EDITORIAL COMMENT: Efficient urban commuter system critical

kombisBy default, privately-owned minibuses usually rented out to their drivers cope with Zimbabwe’s public transport needs, moving an estimated million people a day to and from work and school.

The system works in the sense that people do get to work and get back home, but is far from ideal for both passengers and other road users.

The kombis replaced a system built up over decades using large conventional buses, the fleet in the end largely consisting of 76-seaters, with another 23 allowed to stand in urban commuter trips and all built in Zimbabwe.

This system fell to pieces largely by an insistence on setting fares at levels too low to maintain and replace buses. Poor management may have been a contributing factor, but over-low fares were the prime cause.

Pressure from commuters on fares eventually led to the destruction of the service most now desperately desire to be restored. Moves are in place to do just this and hopefully do it properly.

The World Bank has helped finance proper bus-based public transport systems in several major African cities and now Zimbabwe is starting the necessary studies to see if it can join the group. It is obviously not going to be an instant process.

A lot of expert skill has to be applied to some data that needs to be far more accurate than the present estimates.

If the service is going to work it has to be both affordable and viable. Wishful thinking and bad management cannot be part of the studies or their eventual implementation. Potential users will need to be consulted fully on what sort of service can be offered at viable fares to see if they will actually use these buses.

Present thinking sees the kombis continuing, but servicing feeder routes to main bus stations where people will catch their bus to central terminuses. This may well work in Harare where oddities of town planning have placed most people in five great wedges of housing generally more than 10km from the city centre.

We can see the kombis operating in the wedges and the larger buses linking these with workplaces and the city centre. But it also means that total fares have to be affordable.

We also think that before we spend what is likely to be hundreds of millions of dollars that we try out a pilot scheme, using one of those main wedges of suburbs and find out if the new bus service can be a total replacement for the present system or whether it will cater for certain classes of commuters.

The kombi system, for all its faults, is self-correcting in market terms.
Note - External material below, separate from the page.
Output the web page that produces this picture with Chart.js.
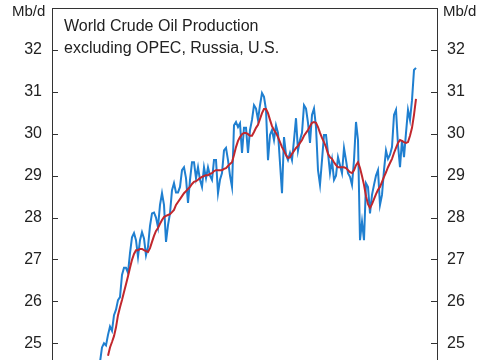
<!DOCTYPE html>
<html lang="en">
<head>
  <meta charset="UTF-8" />
  <title>World Crude Oil Production excluding OPEC, Russia, U.S.</title>
  <script src="https://cdn.jsdelivr.net/npm/chart.js"></script>
  <style>
    body { margin: 0; background: #fff; overflow: hidden; }
    #wrap { position: relative; width: 485px; height: 360px; }
    canvas { display: block; }
    .lbl {
      position: absolute;
      font-family: "Liberation Sans", Arial, sans-serif;
      color: #222;
      white-space: nowrap;
    }
    #title { left: 64px; top: 15px; font-size: 16px; line-height: 22px; }
    #unitL { left: 12px; top: 2px; font-size: 15px; }
    #unitR { left: 443px; top: 2px; font-size: 15px; }
  </style>
</head>
<body>
  <div id="wrap">
    <canvas id="oilChart" width="485" height="360"></canvas>
    <div class="lbl" id="title">World Crude Oil Production<br>excluding OPEC, Russia, U.S.</div>
    <div class="lbl" id="unitL">Mb/d</div>
    <div class="lbl" id="unitR">Mb/d</div>
  </div>

  <script>
    // monthly production, Mb/d
    const production = [
      24.55, 24.9, 25.0, 24.95, 25.2, 25.4, 25.3, 25.67, 25.8, 26.03,
      26.1, 26.63, 26.8, 26.8, 26.68, 27.15, 27.53, 27.63, 27.46, 27.06,
      27.46, 27.65, 27.5, 27.1, 27.3, 27.8, 28.1, 28.12, 28.0, 27.77,
      28.3, 28.58, 28.3, 27.42, 27.82, 28.1, 28.65, 28.82, 28.6, 28.6,
      28.73, 29.13, 29.2, 28.94, 28.35, 28.9, 29.32, 29.32, 28.94, 29.2,
      28.9, 28.73, 29.2, 28.94, 29.2, 29.0, 28.9, 29.37, 29.37, 28.58,
      28.9, 29.06, 29.6, 29.66, 29.37, 29.0, 28.73, 30.2, 30.28, 30.16,
      30.25, 29.54, 30.14, 30.14, 29.54, 30.09, 30.33, 30.68, 30.6, 30.33,
      30.68, 30.97, 30.88, 30.57, 29.37, 29.97, 30.09, 29.85, 30.2, 30.02,
      29.3, 28.58, 29.92, 29.5, 29.37, 29.54, 29.37, 29.85, 30.37, 29.6,
      29.85, 30.02, 30.68, 30.6, 30.26, 29.78, 30.45, 30.6, 30.16, 29.13,
      28.78, 29.37, 29.97, 29.97, 29.54, 29.06, 29.37, 28.9, 29.0, 29.44,
      29.25, 29.06, 29.66, 29.37, 29.06, 28.97, 28.78, 29.37, 30.28, 29.85,
      27.46, 27.9, 27.46, 28.82, 28.73, 28.1, 28.54, 28.78, 29.0, 29.13,
      28.3, 28.54, 29.13, 29.6, 29.4, 29.5, 29.68, 30.45, 30.57, 29.73,
      29.2, 29.85, 29.44, 30.02, 30.57, 30.33, 30.8, 31.52, 31.57
    ];

    // 12-month moving average
    const movingAvg = [
      null, null, null, null, 24.7, 24.9, 25.03, 25.17, 25.38, 25.67,
      25.86, 26.03, 26.22, 26.41, 26.6, 26.8, 26.99, 27.13, 27.22, 27.22,
      27.25, 27.25, 27.22, 27.2, 27.18, 27.27, 27.42, 27.56, 27.68, 27.75,
      27.85, 27.94, 28.01, 28.04, 28.06, 28.08, 28.13, 28.18, 28.3, 28.37,
      28.44, 28.51, 28.58, 28.63, 28.68, 28.73, 28.8, 28.85, 28.87, 28.9,
      28.94, 28.97, 28.99, 29.01, 29.01, 29.04, 29.06, 29.11, 29.13, 29.13,
      29.13, 29.13, 29.16, 29.18, 29.23, 29.28, 29.32, 29.49, 29.68, 29.83,
      29.92, 29.99, 30.02, 30.02, 29.99, 29.95, 29.95, 30.04, 30.14, 30.21,
      30.35, 30.49, 30.59, 30.59, 30.49, 30.33, 30.18, 30.09, 30.02, 29.92,
      29.8, 29.68, 29.59, 29.49, 29.42, 29.44, 29.52, 29.59, 29.66, 29.71,
      29.78, 29.85, 29.95, 30.02, 30.09, 30.18, 30.26, 30.28, 30.26, 30.16,
      30.02, 29.9, 29.8, 29.68, 29.52, 29.44, 29.4, 29.32, 29.25, 29.2,
      29.2, 29.2, 29.2, 29.18, 29.13, 29.08, 29.06, 29.13, 29.25, 29.32,
      29.18, 28.99, 28.78, 28.51, 28.32, 28.23, 28.32, 28.44, 28.56, 28.66,
      28.73, 28.85, 28.97, 29.08, 29.2, 29.3, 29.4, 29.54, 29.66, 29.78,
      29.85, 29.83, 29.8, 29.78, 29.8, 29.95, 30.14, 30.45, 30.83
    ];

    const yTicks = [25, 26, 27, 28, 29, 30, 31, 32];

    const toPoints = arr => arr.map((v, i) => ({ x: i, y: v }));

    const axisFont = { family: "'Liberation Sans', Arial, sans-serif", size: 16 };

    // frame top line + inward tick marks on both sides
    const framePlugin = {
      id: 'frame',
      afterDraw(chart) {
        const { ctx, chartArea: a, scales } = chart;
        ctx.save();
        ctx.strokeStyle = '#333';
        ctx.lineWidth = 1;
        ctx.beginPath();
        ctx.moveTo(a.left, a.top + 0.5);
        ctx.lineTo(a.right, a.top + 0.5);
        scales.y.ticks.forEach(t => {
          const py = Math.round(scales.y.getPixelForValue(t.value)) + 0.5;
          ctx.moveTo(a.left, py);
          ctx.lineTo(a.left + 6, py);
          ctx.moveTo(a.right, py);
          ctx.lineTo(a.right - 6, py);
        });
        ctx.stroke();
        ctx.restore();
      }
    };

    const yAxis = (position, width) => ({
      type: 'linear',
      position,
      min: 24.6,
      max: 33,
      afterBuildTicks: s => { s.ticks = yTicks.map(v => ({ value: v })); },
      afterFit: s => { s.width = width; s.paddingTop = 0; s.paddingBottom = 0; },
      grid: { display: false, drawTicks: false },
      border: { display: true, color: '#333', width: 1 },
      ticks: { color: '#222', font: axisFont, padding: 10 }
    });

    new Chart(document.getElementById('oilChart'), {
      type: 'line',
      data: {
        datasets: [
          {
            label: '12-month average',
            data: toPoints(movingAvg),
            borderColor: '#c1272d',
            borderWidth: 2,
            pointRadius: 0,
            fill: false,
            order: 0
          },
          {
            label: 'Monthly',
            data: toPoints(production),
            borderColor: '#1f7fd0',
            borderWidth: 2,
            pointRadius: 0,
            fill: false,
            order: 1
          }
        ]
      },
      options: {
        responsive: false,
        animation: false,
        layout: { padding: { top: 8, bottom: 0, left: 0, right: 0 } },
        plugins: { legend: { display: false }, tooltip: { enabled: false } },
        scales: {
          x: { type: 'linear', display: false, min: -24, max: 168.5 },
          y: yAxis('left', 52),
          y2: yAxis('right', 48)
        }
      },
      plugins: [framePlugin]
    });
  </script>
</body>
</html>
No one drives buses when there is no business and numbers on a route rise to meet demand. Indeed, one useful piece of research would be to actually count how many kombi trips are made on each route and then work backwards into what sort of bus fleet might be required.

What we have is not very marvellous; it certainly needs replacement.

But the final fares cannot be any higher, the replacement service has to be at least as flexible when we consider supply and demand. It would obviously be safer and see fewer vehicles on the road, but it needs to be superior all round.